▶ [Goal]
Transcribe all of the material exactly. Any picture in it should be left out.

===

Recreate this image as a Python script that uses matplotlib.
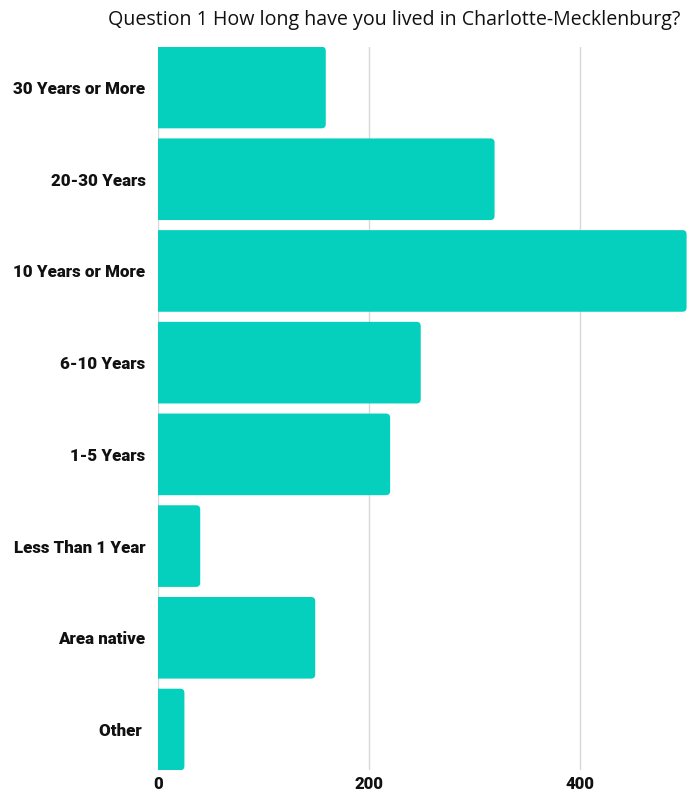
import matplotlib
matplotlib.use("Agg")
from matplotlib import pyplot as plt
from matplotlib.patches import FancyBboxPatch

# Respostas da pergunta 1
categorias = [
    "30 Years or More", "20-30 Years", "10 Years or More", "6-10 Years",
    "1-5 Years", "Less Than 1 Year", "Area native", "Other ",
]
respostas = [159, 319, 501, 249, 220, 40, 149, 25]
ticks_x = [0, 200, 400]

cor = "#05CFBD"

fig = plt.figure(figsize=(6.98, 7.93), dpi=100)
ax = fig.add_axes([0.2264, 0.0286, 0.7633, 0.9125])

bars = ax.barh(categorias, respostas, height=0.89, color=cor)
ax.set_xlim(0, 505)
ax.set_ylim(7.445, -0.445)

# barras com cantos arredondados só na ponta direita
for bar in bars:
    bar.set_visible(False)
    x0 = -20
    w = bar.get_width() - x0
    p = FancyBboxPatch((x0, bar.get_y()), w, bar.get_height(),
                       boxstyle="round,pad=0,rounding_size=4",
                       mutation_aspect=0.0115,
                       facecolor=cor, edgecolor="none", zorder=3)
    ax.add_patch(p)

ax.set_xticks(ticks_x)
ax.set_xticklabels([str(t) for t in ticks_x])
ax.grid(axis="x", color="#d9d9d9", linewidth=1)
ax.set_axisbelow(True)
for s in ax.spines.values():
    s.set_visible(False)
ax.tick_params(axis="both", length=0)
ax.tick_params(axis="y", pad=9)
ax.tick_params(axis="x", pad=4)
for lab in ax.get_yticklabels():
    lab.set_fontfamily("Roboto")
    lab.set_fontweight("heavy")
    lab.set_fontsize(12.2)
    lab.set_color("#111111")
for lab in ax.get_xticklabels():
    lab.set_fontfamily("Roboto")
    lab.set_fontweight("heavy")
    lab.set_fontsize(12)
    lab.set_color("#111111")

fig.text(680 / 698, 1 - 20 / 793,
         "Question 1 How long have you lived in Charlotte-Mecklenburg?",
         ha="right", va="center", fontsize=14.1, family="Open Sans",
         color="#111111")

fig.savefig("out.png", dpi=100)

===

▶ [Answer to this problem]
Recreate this image as a Python script that uses matplotlib.
import matplotlib
matplotlib.use("Agg")
from matplotlib import pyplot as plt
from matplotlib.patches import FancyBboxPatch

# Respostas da pergunta 1
categorias = [
    "30 Years or More", "20-30 Years", "10 Years or More", "6-10 Years",
    "1-5 Years", "Less Than 1 Year", "Area native", "Other ",
]
respostas = [159, 319, 501, 249, 220, 40, 149, 25]
ticks_x = [0, 200, 400]

cor = "#05CFBD"

fig = plt.figure(figsize=(6.98, 7.93), dpi=100)
ax = fig.add_axes([0.2264, 0.0286, 0.7633, 0.9125])

bars = ax.barh(categorias, respostas, height=0.89, color=cor)
ax.set_xlim(0, 505)
ax.set_ylim(7.445, -0.445)

# barras com cantos arredondados só na ponta direita
for bar in bars:
    bar.set_visible(False)
    x0 = -20
    w = bar.get_width() - x0
    p = FancyBboxPatch((x0, bar.get_y()), w, bar.get_height(),
                       boxstyle="round,pad=0,rounding_size=4",
                       mutation_aspect=0.0115,
                       facecolor=cor, edgecolor="none", zorder=3)
    ax.add_patch(p)

ax.set_xticks(ticks_x)
ax.set_xticklabels([str(t) for t in ticks_x])
ax.grid(axis="x", color="#d9d9d9", linewidth=1)
ax.set_axisbelow(True)
for s in ax.spines.values():
    s.set_visible(False)
ax.tick_params(axis="both", length=0)
ax.tick_params(axis="y", pad=9)
ax.tick_params(axis="x", pad=4)
for lab in ax.get_yticklabels():
    lab.set_fontfamily("Roboto")
    lab.set_fontweight("heavy")
    lab.set_fontsize(12.2)
    lab.set_color("#111111")
for lab in ax.get_xticklabels():
    lab.set_fontfamily("Roboto")
    lab.set_fontweight("heavy")
    lab.set_fontsize(12)
    lab.set_color("#111111")

fig.text(680 / 698, 1 - 20 / 793,
         "Question 1 How long have you lived in Charlotte-Mecklenburg?",
         ha="right", va="center", fontsize=14.1, family="Open Sans",
         color="#111111")

fig.savefig("out.png", dpi=100)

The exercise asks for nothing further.